(RECORDS SHOWN):
*****

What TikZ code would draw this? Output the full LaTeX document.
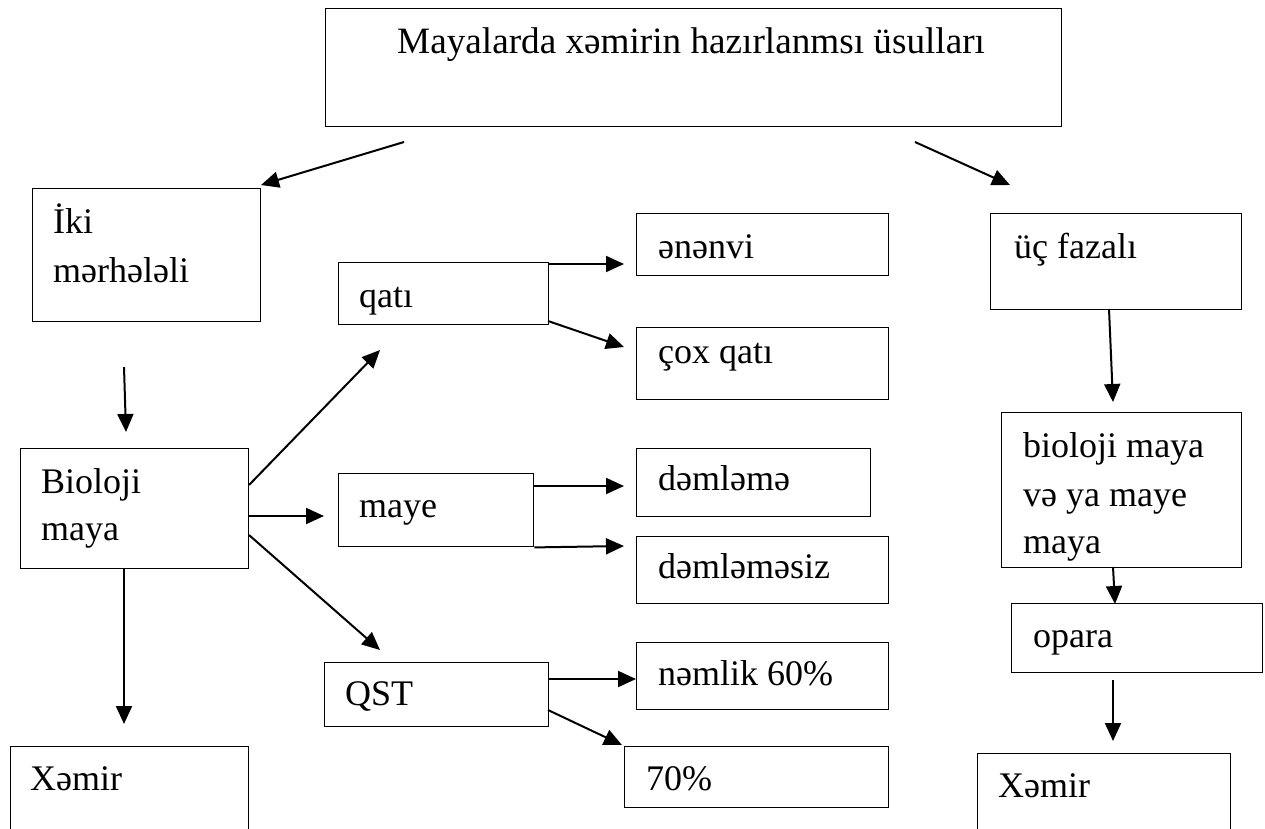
\documentclass[tikz,border=0pt]{standalone}
\usepackage{fontspec}
\setmainfont{Liberation Serif}
\usetikzlibrary{arrows.meta}
\begin{document}
\begin{tikzpicture}[x=1pt,y=-1pt,
  box/.style={draw,line width=1.4pt,inner sep=0pt,anchor=north west},
  txt/.style={anchor=base west,inner sep=0pt,font=\fontsize{36}{49}\selectfont},
  arr/.style={line width=2pt,-{Triangle[length=18pt,width=16pt]}}]
\useasboundingbox (0,0) rectangle (1265,828);
\clip (0,0) rectangle (1265,828);
% boxes
\node[box,minimum width=736pt,minimum height=118pt] (top) at (325,8) {};
\node[box,minimum width=228pt,minimum height=133pt] (iki) at (32,188) {};
\node[box,minimum width=251pt,minimum height=96pt] (uc) at (990,213) {};
\node[box,minimum width=252pt,minimum height=62pt] (enenvi) at (636,213) {};
\node[box,minimum width=252pt,minimum height=72pt] (cox) at (636,327) {};
\node[box,minimum width=210pt,minimum height=62pt] (qati) at (338,262) {};
\node[box,minimum width=228pt,minimum height=120pt] (bio) at (20,448) {};
\node[box,minimum width=238pt,minimum height=100pt] (xem1) at (10,746) {};
\node[box,minimum width=195pt,minimum height=73pt] (maye) at (338,473) {};
\node[box,minimum width=234pt,minimum height=68pt] (dem) at (636,448) {};
\node[box,minimum width=252pt,minimum height=67pt] (demsiz) at (636,536) {};
\node[box,minimum width=224pt,minimum height=64pt] (qst) at (324,662) {};
\node[box,minimum width=252pt,minimum height=67pt] (nem) at (636,642) {};
\node[box,minimum width=264pt,minimum height=61pt] (p70) at (624,746) {};
\node[box,minimum width=240pt,minimum height=155pt] (biom) at (1001,412) {};
\node[box,minimum width=251pt,minimum height=69pt] (opara) at (1011,603) {};
\node[box,minimum width=253pt,minimum height=100pt] (xem2) at (977,753) {};
% texts
\node[txt,font=\fontsize{37.2}{49}\selectfont] (topT) at (397,53) {Mayalarda xəmirin hazırlanmsı üsulları};
\node[txt] (ikiT1) at (53,233) {İki};
\node[txt] (ikiT2) at (53,282) {mərhələli};
\node[txt] (ucT) at (1014,258) {üç fazalı};
\node[txt] (enenviT) at (658,258) {ənənvi};
\node[txt] (coxT) at (658,363) {çox qatı};
\node[txt] (qatiT) at (359,307) {qatı};
\node[txt] (bioT1) at (41,493) {Bioloji};
\node[txt] (bioT2) at (41,540) {maya};
\node[txt] (xem1T) at (30,790) {Xəmir};
\node[txt] (mayeT) at (359,517) {maye};
\node[txt] (demT) at (658,490) {dəmləmə};
\node[txt] (demsizT) at (658,578) {dəmləməsiz};
\node[txt] (qstT) at (345,705) {QST};
\node[txt] (nemT) at (658,685) {nəmlik 60\%};
\node[txt] (p70T) at (646,790) {70\%};
\node[txt] (biomT1) at (1023,457) {bioloji maya};
\node[txt] (biomT2) at (1023,506) {və ya maye};
\node[txt] (biomT3) at (1023,553) {maya};
\node[txt] (oparaT) at (1033,647) {opara};
\node[txt] (xem2T) at (998,797) {Xəmir};
% arrow ends
\coordinate (a1) at (404,142); \coordinate (a2) at (261,185);
\coordinate (b1) at (915,142); \coordinate (b2) at (1010,185);
\coordinate (c1) at (1109,309); \coordinate (c2) at (1113,402);
\coordinate (d1) at (124,367); \coordinate (d2) at (126,432);
\coordinate (e2) at (124,724);
\coordinate (f1) at (249,485); \coordinate (f2) at (380,350);
\coordinate (g1) at (248,516); \coordinate (g2) at (324,516);
\coordinate (h1) at (249,535); \coordinate (h2) at (380,650);
\coordinate (i1) at (548,264); \coordinate (i2) at (624,264);
\coordinate (j1) at (548,321); \coordinate (j2) at (624,347);
\coordinate (k1) at (533,486); \coordinate (k2) at (624,486);
\coordinate (l2) at (624,546);
\coordinate (m1) at (548,679); \coordinate (m2) at (636,679);
\coordinate (n1) at (548,710); \coordinate (n2) at (622,745);
\coordinate (o1) at (1113,567); \coordinate (o2) at (1115,604);
\coordinate (p1) at (1113,680); \coordinate (p2) at (1113,741);
% arrows
\draw[arr] (a1) -- (a2);
\draw[arr] (b1) -- (b2);
\draw[arr] (c1) -- (c2);
\draw[arr] (d1) -- (d2);
\draw[arr] (bio.south -| e2) -- (e2);
\draw[arr] (f1) -- (f2);
\draw[arr] (g1) -- (g2);
\draw[arr] (h1) -- (h2);
\draw[arr] (i1) -- (i2);
\draw[arr] (j1) -- (j2);
\draw[arr] (k1) -- (k2);
\draw[arr] (maye.south east) -- (l2);
\draw[arr] (m1) -- (m2);
\draw[arr] (n1) -- (n2);
\draw[arr] (o1) -- (o2);
\draw[arr] (p1) -- (p2);
\end{tikzpicture}
\end{document}
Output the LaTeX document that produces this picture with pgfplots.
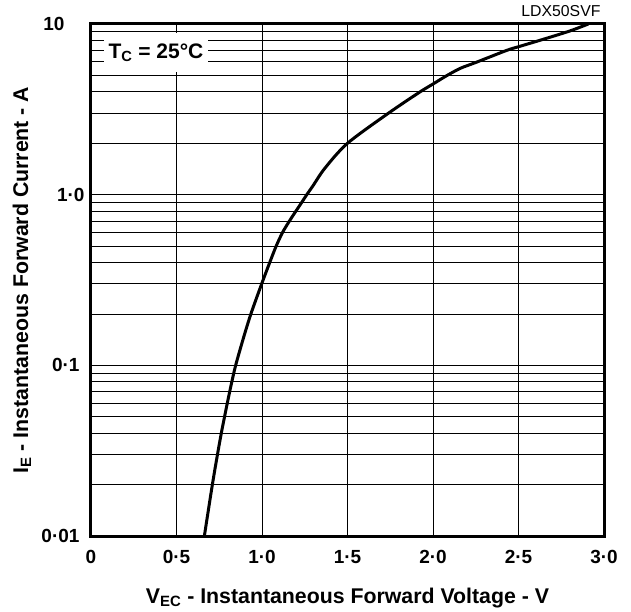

*****

(TASK PROMPT):
Write out the records above once more, word for word, with no pictures.

(RESULT BELOW):
What TikZ code would draw this? Output the full LaTeX document.
\documentclass[tikz,border=0pt]{standalone}
\usepackage{fontspec}
\setmainfont{Liberation Serif}
\usetikzlibrary{arrows.meta}
\begin{document}
\begin{tikzpicture}[x=1pt,y=-1pt,
  box/.style={draw,line width=1.4pt,inner sep=0pt,anchor=north west},
  txt/.style={anchor=base west,inner sep=0pt,font=\fontsize{36}{49}\selectfont},
  arr/.style={line width=2pt,-{Triangle[length=18pt,width=16pt]}}]
\useasboundingbox (0,0) rectangle (1265,828);
\clip (0,0) rectangle (1265,828);
% boxes
\node[box,minimum width=736pt,minimum height=118pt] (top) at (325,8) {};
\node[box,minimum width=228pt,minimum height=133pt] (iki) at (32,188) {};
\node[box,minimum width=251pt,minimum height=96pt] (uc) at (990,213) {};
\node[box,minimum width=252pt,minimum height=62pt] (enenvi) at (636,213) {};
\node[box,minimum width=252pt,minimum height=72pt] (cox) at (636,327) {};
\node[box,minimum width=210pt,minimum height=62pt] (qati) at (338,262) {};
\node[box,minimum width=228pt,minimum height=120pt] (bio) at (20,448) {};
\node[box,minimum width=238pt,minimum height=100pt] (xem1) at (10,746) {};
\node[box,minimum width=195pt,minimum height=73pt] (maye) at (338,473) {};
\node[box,minimum width=234pt,minimum height=68pt] (dem) at (636,448) {};
\node[box,minimum width=252pt,minimum height=67pt] (demsiz) at (636,536) {};
\node[box,minimum width=224pt,minimum height=64pt] (qst) at (324,662) {};
\node[box,minimum width=252pt,minimum height=67pt] (nem) at (636,642) {};
\node[box,minimum width=264pt,minimum height=61pt] (p70) at (624,746) {};
\node[box,minimum width=240pt,minimum height=155pt] (biom) at (1001,412) {};
\node[box,minimum width=251pt,minimum height=69pt] (opara) at (1011,603) {};
\node[box,minimum width=253pt,minimum height=100pt] (xem2) at (977,753) {};
% texts
\node[txt,font=\fontsize{37.2}{49}\selectfont] (topT) at (397,53) {Mayalarda xəmirin hazırlanmsı üsulları};
\node[txt] (ikiT1) at (53,233) {İki};
\node[txt] (ikiT2) at (53,282) {mərhələli};
\node[txt] (ucT) at (1014,258) {üç fazalı};
\node[txt] (enenviT) at (658,258) {ənənvi};
\node[txt] (coxT) at (658,363) {çox qatı};
\node[txt] (qatiT) at (359,307) {qatı};
\node[txt] (bioT1) at (41,493) {Bioloji};
\node[txt] (bioT2) at (41,540) {maya};
\node[txt] (xem1T) at (30,790) {Xəmir};
\node[txt] (mayeT) at (359,517) {maye};
\node[txt] (demT) at (658,490) {dəmləmə};
\node[txt] (demsizT) at (658,578) {dəmləməsiz};
\node[txt] (qstT) at (345,705) {QST};
\node[txt] (nemT) at (658,685) {nəmlik 60\%};
\node[txt] (p70T) at (646,790) {70\%};
\node[txt] (biomT1) at (1023,457) {bioloji maya};
\node[txt] (biomT2) at (1023,506) {və ya maye};
\node[txt] (biomT3) at (1023,553) {maya};
\node[txt] (oparaT) at (1033,647) {opara};
\node[txt] (xem2T) at (998,797) {Xəmir};
% arrow ends
\coordinate (a1) at (404,142); \coordinate (a2) at (261,185);
\coordinate (b1) at (915,142); \coordinate (b2) at (1010,185);
\coordinate (c1) at (1109,309); \coordinate (c2) at (1113,402);
\coordinate (d1) at (124,367); \coordinate (d2) at (126,432);
\coordinate (e2) at (124,724);
\coordinate (f1) at (249,485); \coordinate (f2) at (380,350);
\coordinate (g1) at (248,516); \coordinate (g2) at (324,516);
\coordinate (h1) at (249,535); \coordinate (h2) at (380,650);
\coordinate (i1) at (548,264); \coordinate (i2) at (624,264);
\coordinate (j1) at (548,321); \coordinate (j2) at (624,347);
\coordinate (k1) at (533,486); \coordinate (k2) at (624,486);
\coordinate (l2) at (624,546);
\coordinate (m1) at (548,679); \coordinate (m2) at (636,679);
\coordinate (n1) at (548,710); \coordinate (n2) at (622,745);
\coordinate (o1) at (1113,567); \coordinate (o2) at (1115,604);
\coordinate (p1) at (1113,680); \coordinate (p2) at (1113,741);
% arrows
\draw[arr] (a1) -- (a2);
\draw[arr] (b1) -- (b2);
\draw[arr] (c1) -- (c2);
\draw[arr] (d1) -- (d2);
\draw[arr] (bio.south -| e2) -- (e2);
\draw[arr] (f1) -- (f2);
\draw[arr] (g1) -- (g2);
\draw[arr] (h1) -- (h2);
\draw[arr] (i1) -- (i2);
\draw[arr] (j1) -- (j2);
\draw[arr] (k1) -- (k2);
\draw[arr] (maye.south east) -- (l2);
\draw[arr] (m1) -- (m2);
\draw[arr] (n1) -- (n2);
\draw[arr] (o1) -- (o2);
\draw[arr] (p1) -- (p2);
\end{tikzpicture}
\end{document}
Output the LaTeX document that produces this picture with pgfplots.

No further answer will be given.